UK: McBride to cut jobs as costs bite 04/09/2008 - 15:14:41
Private label household goods firm McBride today said it planned to axe one-tenth of its UK workforce as “unprecedented” cost inflation bears down on profits.
The company, which makes products such as laundry liquids, mouthwash and toothpaste for supermarkets, has been hit by surging oil prices.
It is set to cut 250 jobs from its 2,500-strong UK workforce under an overhaul of its UK manufacturing sites to cut costs.
McBride is closing its Coventry base and scaling back its Warrington presence in order to move to a new site in St Helens. It hopes to save £1m (€1.2m) a year in overhead costs through the shake-up.
While McBride said it had taken “firm action” to pass on the higher input costs to its customers, underlying pre-tax profits fell 38% to £19.7m (€24.3m) in the year to June 30, sending shares 7% lower.
In the UK, operating profits slumped to £15.2m (€18.7m) from £24.5m (€30m) in the previous year.
But chief executive Miles Roberts said he was confident over this year’s prospects as McBride drives further savings and hard-pressed shoppers trade down.
“Our products deliver outstanding value and quality to consumers across Europe and have never been more relevant than in the current environment where disposable incomes are under significant pressure,” he added.

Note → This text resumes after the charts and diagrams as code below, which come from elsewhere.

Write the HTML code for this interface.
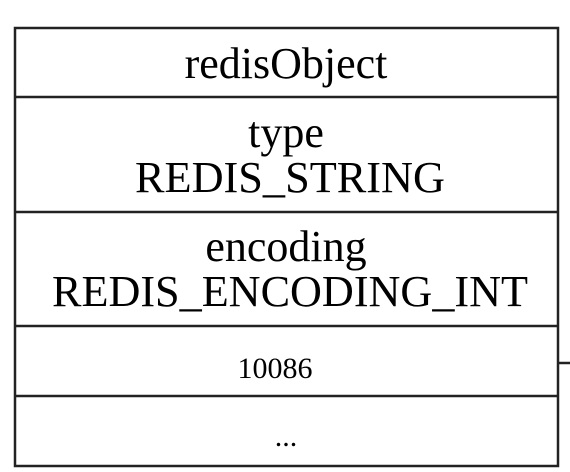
<!DOCTYPE html>
<html><head><style>html,body{margin:0;padding:0;background:#fff;}svg{display:block}</style></head>
<body>
<svg width="570" height="472" xmlns="http://www.w3.org/2000/svg" font-family="Liberation Serif, serif" fill="#000">
<rect width="570" height="472" fill="#fff"/>
<g stroke="#222" stroke-width="2.5" fill="none">
<rect x="15" y="28" width="543" height="438"/>
<line x1="15" y1="97" x2="558" y2="97"/>
<line x1="15" y1="212" x2="558" y2="212"/>
<line x1="15" y1="326" x2="558" y2="326"/>
<line x1="15" y1="396" x2="558" y2="396"/>
<line x1="558" y1="363" x2="570" y2="363"/>
</g>
<g text-anchor="middle" font-size="44">
<text x="286" y="78">redisObject</text>
<text x="286" y="147">type</text>
<text x="290" y="192" textLength="310" lengthAdjust="spacingAndGlyphs">REDIS_STRING</text>
<text x="286" y="261">encoding</text>
<text x="290" y="306" textLength="476" lengthAdjust="spacingAndGlyphs">REDIS_ENCODING_INT</text>
<text x="275" y="378" font-size="30">10086</text>
<text x="286" y="446" font-size="30">...</text>
</g>
</svg>
</body></html>
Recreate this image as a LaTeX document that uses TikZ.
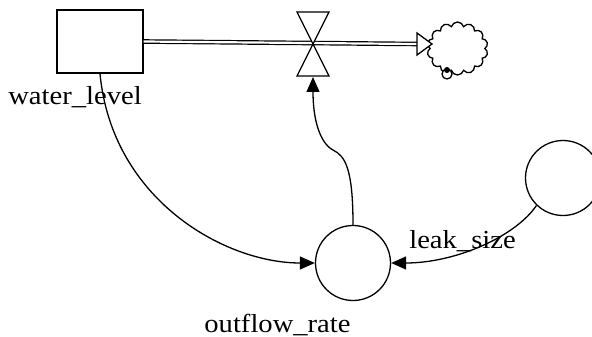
\documentclass[tikz,border=0pt]{standalone}
\usepackage{fontspec}
\setmainfont{Liberation Serif}
\usetikzlibrary{arrows.meta,shapes.symbols}
\begin{document}
\begin{tikzpicture}[x=1pt,y=-1pt, line width=1.3pt,
  lbl/.style={font=\fontsize{26}{30}\selectfont, inner sep=0pt, anchor=base, xscale=1.1},
  aux/.style={circle, draw, fill=white, minimum size=75pt, inner sep=0pt},
  link/.style={-{Triangle[length=15pt,width=13pt]}},
  pipe/.style={double, double distance=2.2pt, line width=1.2pt},
]
\useasboundingbox (0,0) rectangle (592,337);
% stock
\node[draw, fill=white, minimum width=86pt, minimum height=63pt, inner sep=0pt] (stock) at (100,41.5) {};
\node[lbl] (stocklbl) at (75,105) {water\_level};
% cloud
\node[cloud, draw, cloud puffs=14, aspect=1.2, minimum width=61pt, minimum height=53pt, inner sep=0pt] (cloud) at (457.5,48.5) {};
\draw[fill=white] (447,74) circle (5);
\fill (447,70) circle (3);
% pipe
\coordinate (pipeend) at (417,44);
\draw[pipe] (stock.east) -- (pipeend);
\draw[fill=white] (pipeend) ++(0,-11) -- ++(15,11) -- ++(-15,11) -- cycle;
% valve
\coordinate (valve) at (313,44);
\coordinate (valvebot) at (313,77);
\draw[fill=white] (297,12) -- (329,12) -- (valve) -- cycle;
\draw[fill=white] (valve) -- (329,76) -- (297,76) -- cycle;
% auxiliaries
\node[aux] (outflow) at (353,263) {};
\node[lbl] (outflowlbl) at (277.5,332) {outflow\_rate};
\node[aux] (leak) at (563,178) {};
\node[lbl] (leaklbl) at (462.5,248) {leak\_size};
% links
\coordinate (bend) at (333,150);
\draw[link] (stock.south) .. controls (112,200) and (225,263) .. (outflow.west);
\draw[link] (leak.226) .. controls (515,237) and (455,263) .. (outflow.east);
\draw[link] (outflow.north) .. controls (353,168) and (345,156) .. (bend) .. controls (320,143) and (313,120) .. (valvebot);
\end{tikzpicture}
\end{document}
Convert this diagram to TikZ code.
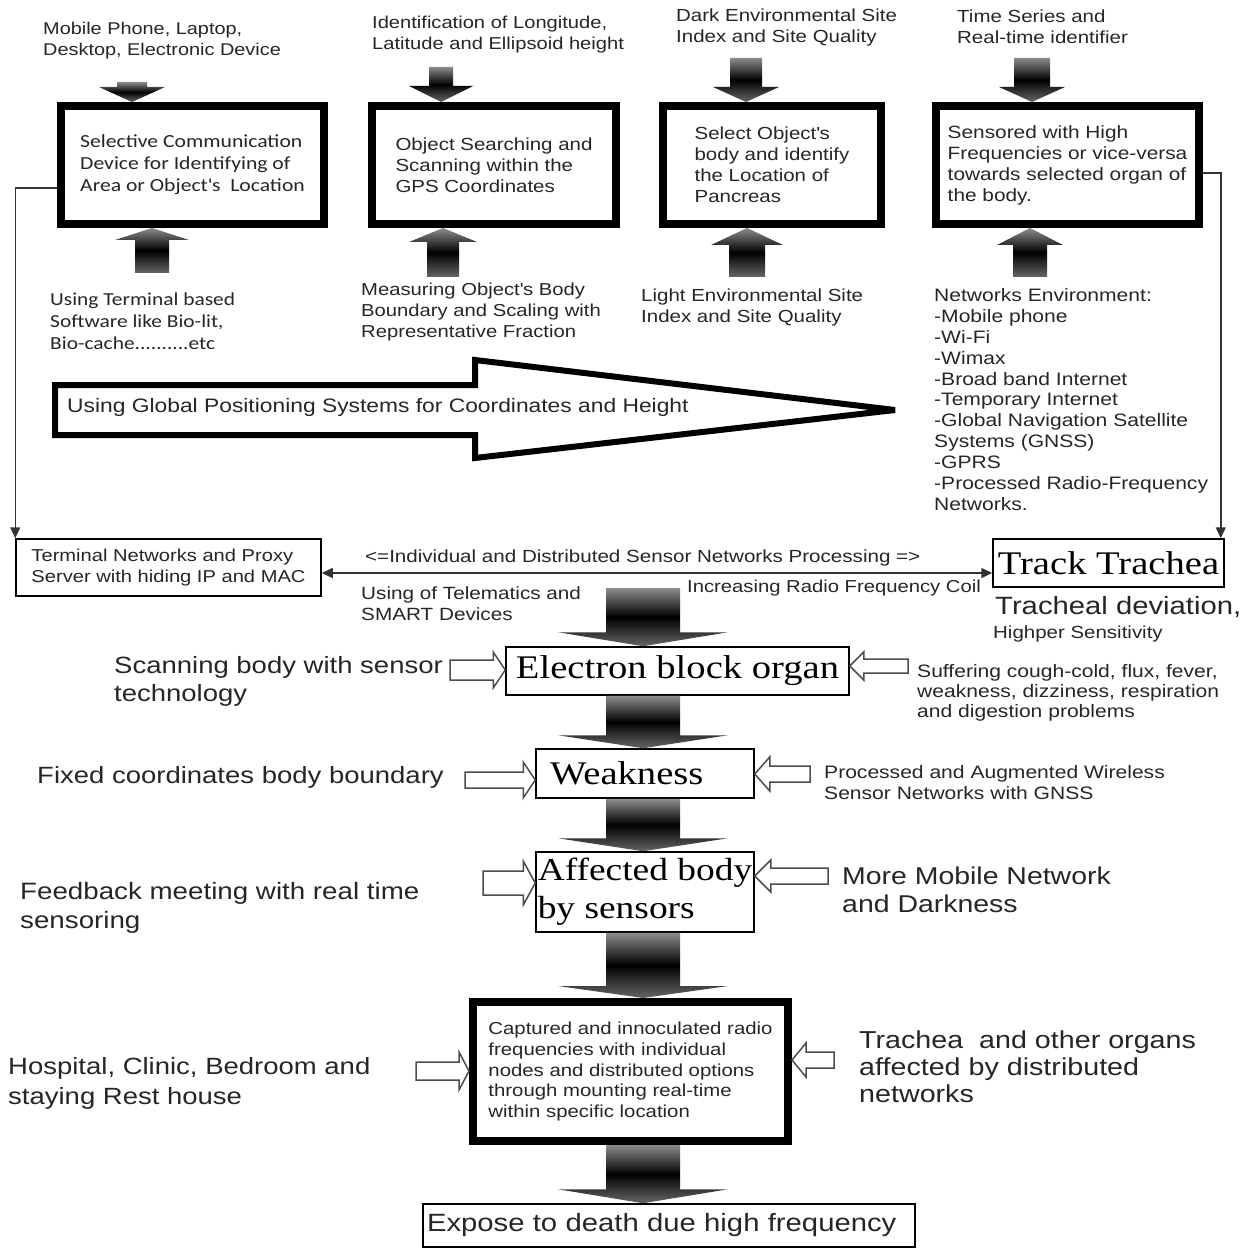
\documentclass[tikz,border=0pt]{standalone}
\usepackage{fontspec}
\setmainfont[FakeStretch=1.17]{Liberation Sans}
\newfontfamily\calib[FakeStretch=1.17]{Carlito}
\newfontfamily\tnr[FakeStretch=1.17]{Liberation Serif}
\usetikzlibrary{calc, positioning, arrows.meta}

\newcommand*{\fsz}[2]{\fontsize{#1}{#2}\selectfont}

% dark block arrow: tail, tip, half shaft, half head, head length (signed)
\newcommand{\blockarr}[5]{%
  \shade[top color=black!45, bottom color=black!60, middle color=black]
    let \p1=#1, \p2=#2 in
    ({\x1-#3},\y1) -- ({\x1+#3},\y1) -- ({\x1+#3},{\y2+(#5)}) -- ({\x1+#4},{\y2+(#5)})
    -- (\x1,\y2) -- ({\x1-#4},{\y2+(#5)}) -- ({\x1-#3},{\y2+(#5)}) -- cycle;}

% white arrow: tail, tip, half shaft, half head, head length (signed)
\newcommand{\hollowarr}[5]{%
  \draw[hollow] let \p1=#1, \p2=#2 in
    (\x1,{\y1-#3}) -- ({\x2-(#5)},{\y1-#3}) -- ({\x2-(#5)},{\y1-#4}) -- (\x2,\y1)
    -- ({\x2-(#5)},{\y1+#4}) -- ({\x2-(#5)},{\y1+#3}) -- (\x1,{\y1+#3}) -- cycle;}

\begin{document}
\begin{tikzpicture}[x=1pt, y=-1pt,
    txt/.style={inner sep=0pt, align=left, anchor=west, text=black!85},
    small/.style={txt, font=\fsz{17.5}{21}},
    big/.style={txt, font=\fsz{23.5}{28}},
    heavybox/.style={draw, line width=8pt, align=left, inner sep=0pt, text=black!85},
    thinbox/.style={draw, line width=1.5pt, inner sep=0pt},
    serifbox/.style={thinbox, font=\tnr\fsz{33}{38}},
    conn/.style={draw=black!80, line width=1.5pt, -{Triangle[length=11pt,width=10pt]}},
    twoway/.style={draw=black!80, line width=1.5pt, {Triangle[length=11pt,width=10pt]}-{Triangle[length=11pt,width=10pt]}},
    hollow/.style={draw=black!70, line width=1.5pt, fill=white, line join=miter}]

    \useasboundingbox (0,0) rectangle (1250,1249);
    \fill[white] (0,0) rectangle (1250,1249);

    % top row
    \node[small, font=\fsz{17}{21}] (devices) at (43,41) {Mobile Phone, Laptop,\\Desktop, Electronic Device};
    \node[small, font=\fsz{17.2}{21}] (lonlat) at (372,34.5) {Identification of Longitude,\\Latitude and Ellipsoid height};
    \node[small] (darkenv) at (676,27.5) {Dark Environmental Site\\Index and Site Quality};
    \node[small] (timeser) at (957,27) {Time Series and\\Real-time identifier};

    \node[heavybox, font=\calib\fsz{18.5}{22}, minimum width=263pt, minimum height=118pt] (selcomm) at (192.5,165)
        {Selective Communication\\Device for Identifying of\\Area or Object\textquotesingle s\ \ Location};
    \node[heavybox, font=\fsz{17.5}{21}, minimum width=244pt, minimum height=118pt] (objsearch) at (494,165)
        {Object Searching and\\Scanning within the\\GPS Coordinates};
    \node[heavybox, font=\fsz{17.5}{21}, minimum width=218pt, minimum height=118pt] (pancreas) at (772,165)
        {Select Object\textquotesingle s\\body and identify\\the Location of\\Pancreas};
    \node[heavybox, font=\fsz{17.8}{21}, minimum width=263pt, minimum height=118pt] (sensored) at (1067.5,165)
        {Sensored with High\\Frequencies or vice-versa\\towards selected organ of\\the body.};

    \coordinate (a1) at (132,82);
    \coordinate (a2) at (441,67);
    \coordinate (a3) at (746,58);
    \coordinate (a4) at (1032,58);
    \blockarr{(a1)}{(a1 |- selcomm.north)}{15pt}{33pt}{15pt}
    \blockarr{(a2)}{(a2 |- objsearch.north)}{12pt}{32pt}{16pt}
    \blockarr{(a3)}{(a3 |- pancreas.north)}{16pt}{33pt}{15pt}
    \blockarr{(a4)}{(a4 |- sensored.north)}{18pt}{33pt}{15pt}

    \coordinate (u1) at (152,273);
    \coordinate (u2) at (443,277);
    \coordinate (u3) at (747,277);
    \coordinate (u4) at (1030,277);
    \blockarr{(u1)}{(u1 |- selcomm.south)}{17pt}{37pt}{-12pt}
    \blockarr{(u2)}{(u2 |- objsearch.south)}{16pt}{34pt}{-14pt}
    \blockarr{(u3)}{(u3 |- pancreas.south)}{18pt}{36pt}{-17pt}
    \blockarr{(u4)}{(u4 |- sensored.south)}{17pt}{33pt}{-17pt}

    \node[txt, font=\calib\fsz{18.3}{22}] (termsw) at (50,321.5) {Using Terminal based\\Software like Bio-lit,\\Bio-cache..........etc};
    \node[small, font=\fsz{17.3}{21}] (measure) at (361,312.5) {Measuring Object\textquotesingle s Body\\Boundary and Scaling with\\Representative Fraction};
    \node[small] (lightenv) at (641,307) {Light Environmental Site\\Index and Site Quality};
    \node[txt, font=\fsz{18}{20.9}] (netenv) at (934,399.5) {Networks Environment:\\-Mobile phone\\-Wi-Fi\\-Wimax\\-Broad band Internet\\-Temporary Internet\\-Global Navigation Satellite\\Systems (GNSS)\\-GPRS\\-Processed Radio-Frequency\\Networks.};

    % big white arrow
    \draw[line width=6pt, line join=miter, miter limit=3] (55,385) -- (475,385) -- (475,360) -- (895,410)
        -- (475,458) -- (475,435) -- (55,435) -- cycle;
    \node[txt, font=\fsz{19.5}{24}] (gps) at (67,407) {Using Global Positioning Systems for Coordinates and Height};

    % middle row
    \node[thinbox, font=\fsz{17.2}{21}, align=left, minimum width=305pt, minimum height=57pt, text=black!85] (term) at (168.5,567.5)
        {Terminal Networks and Proxy\\Server with hiding IP and MAC};
    \node[serifbox, minimum width=231pt, minimum height=48pt] (track) at (1108.5,563) {Track Trachea};

    \draw[conn] ($(selcomm.west)+(0,23)$) -| (term.north west);
    \draw[conn] ($(sensored.east)+(0,8)$) -| ($(track.north east)+(-4,0)$);
    \coordinate (mid) at ($(term.east)+(0,5.5)$);
    \draw[twoway] (mid) -- (mid -| track.west);

    \node[small, font=\fsz{17.6}{21}] (indiv) at (365,558) {<=Individual and Distributed Sensor Networks Processing =>};
    \node[small, font=\fsz{17.7}{21}] (telem) at (361,604) {Using of Telematics and\\SMART Devices};
    \node[small, font=\fsz{17.3}{21}] (rfcoil) at (687,588) {Increasing Radio Frequency Coil};
    \node[txt, font=\fsz{25}{27}] (deviation) at (995,607) {Tracheal deviation,};
    \node[txt, font=\fsz{17.5}{20}] (sensitiv) at (993,634) {Highper Sensitivity};

    % central column
    \node[serifbox, minimum width=343pt, minimum height=48pt] (elec) at (677.5,671) {Electron block organ};
    \node[serifbox, text width=190pt, inner xsep=14pt, align=left, minimum height=49pt] (weak) at (645,773.5) {Weakness};
    \node[serifbox, font=\tnr\fsz{32}{38}, align=left, minimum width=218pt, minimum height=80pt] (affect) at (645,892) {Affected body\\by sensors};
    \node[heavybox, font=\fsz{17.4}{20.8}, minimum width=315pt, minimum height=139pt] (captured) at (630.5,1071.5)
        {Captured and innoculated radio\\frequencies with individual\\nodes and distributed options\\through mounting real-time\\within specific location};
    \node[thinbox, font=\fsz{25}{30}, text width=484pt, inner xsep=4pt, align=left, minimum height=43pt, text=black!85] (expose) at (669,1225.5)
        {Expose to death due high frequency};

    \coordinate (ax) at (643,588);
    \blockarr{(ax)}{(ax |- elec.north)}{37pt}{85pt}{14pt}
    \blockarr{(ax |- elec.south)}{(ax |- weak.north)}{37pt}{85pt}{13pt}
    \blockarr{(ax |- weak.south)}{(ax |- affect.north)}{37pt}{85pt}{13pt}
    \blockarr{(ax |- affect.south)}{(ax |- captured.north)}{37pt}{85pt}{12pt}
    \blockarr{(ax |- captured.south)}{(ax |- expose.north)}{37pt}{85pt}{14pt}

    % side notes
    \node[big] (scanning) at (114,681) {Scanning body with sensor\\technology};
    \node[big] (fixed) at (37,777) {Fixed coordinates body boundary};
    \node[big, font=\fsz{23.7}{29}] (feedback) at (20,907.5) {Feedback meeting with real time\\sensoring};
    \node[big, font=\fsz{23.5}{30}] (hospital) at (8,1083) {Hospital, Clinic, Bedroom and\\staying Rest house};
    \node[txt, font=\fsz{18}{20}] (suffer) at (917,693) {Suffering cough-cold, flux, fever,\\weakness, dizziness, respiration\\and digestion problems};
    \node[small, font=\fsz{18}{21}] (augment) at (824,782.5) {Processed and Augmented Wireless\\Sensor Networks with GNSS};
    \node[big, font=\fsz{24.3}{28}] (moremob) at (842,890) {More Mobile Network\\and Darkness};
    \node[big, font=\fsz{24.5}{27}] (trachorg) at (859,1067) {Trachea\ \ and other organs\\affected by distributed\\networks};

    \coordinate (h1) at (450,670);
    \coordinate (h2) at (465,780);
    \coordinate (h3) at (483,883);
    \coordinate (h4) at (416,1071);
    \coordinate (h5) at (908,666);
    \coordinate (h6) at (810,774);
    \coordinate (h7) at (828,876);
    \coordinate (h8) at (834,1060);
    \hollowarr{(h1)}{(h1 -| elec.west)}{10pt}{18pt}{12pt}
    \hollowarr{(h2)}{(h2 -| weak.west)}{8pt}{18pt}{12pt}
    \hollowarr{(h3)}{(h3 -| affect.west)}{12pt}{22pt}{12pt}
    \hollowarr{(h4)}{(h4 -| captured.west)}{9pt}{19pt}{10pt}
    \hollowarr{(h5)}{(h5 -| elec.east)}{7pt}{14pt}{-14pt}
    \hollowarr{(h6)}{(h6 -| weak.east)}{8pt}{17pt}{-15pt}
    \hollowarr{(h7)}{(h7 -| affect.east)}{8pt}{16pt}{-16pt}
    \hollowarr{(h8)}{(h8 -| captured.east)}{8pt}{17pt}{-14pt}
\end{tikzpicture}
\end{document}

Discounting previous acquisitions, the firm’s UK revenues fell 4% last year - due to lower household goods sales as the group cut back on promotional activity - but personal care goods saw underlying sales up 4%, led by strong sales of male grooming and skin care products.
Despite the pressure from higher selling prices, the group also invested in manufacturing sites in Burnley and Bradford.
Managing volatile input costs is a “critical objective” for the group this year, but McBride has gained some help from a stronger euro in other markets.
Although it faced “very challenging” conditions in western Europe due to wider economic uncertainty, its revenues rose 30% to £395.4m (€487m), aided by acquisitions and an 8% beneficial currency effect.
In faster-growing eastern European markets, a stronger Polish Zloty also helped push operating profits up by more than a third.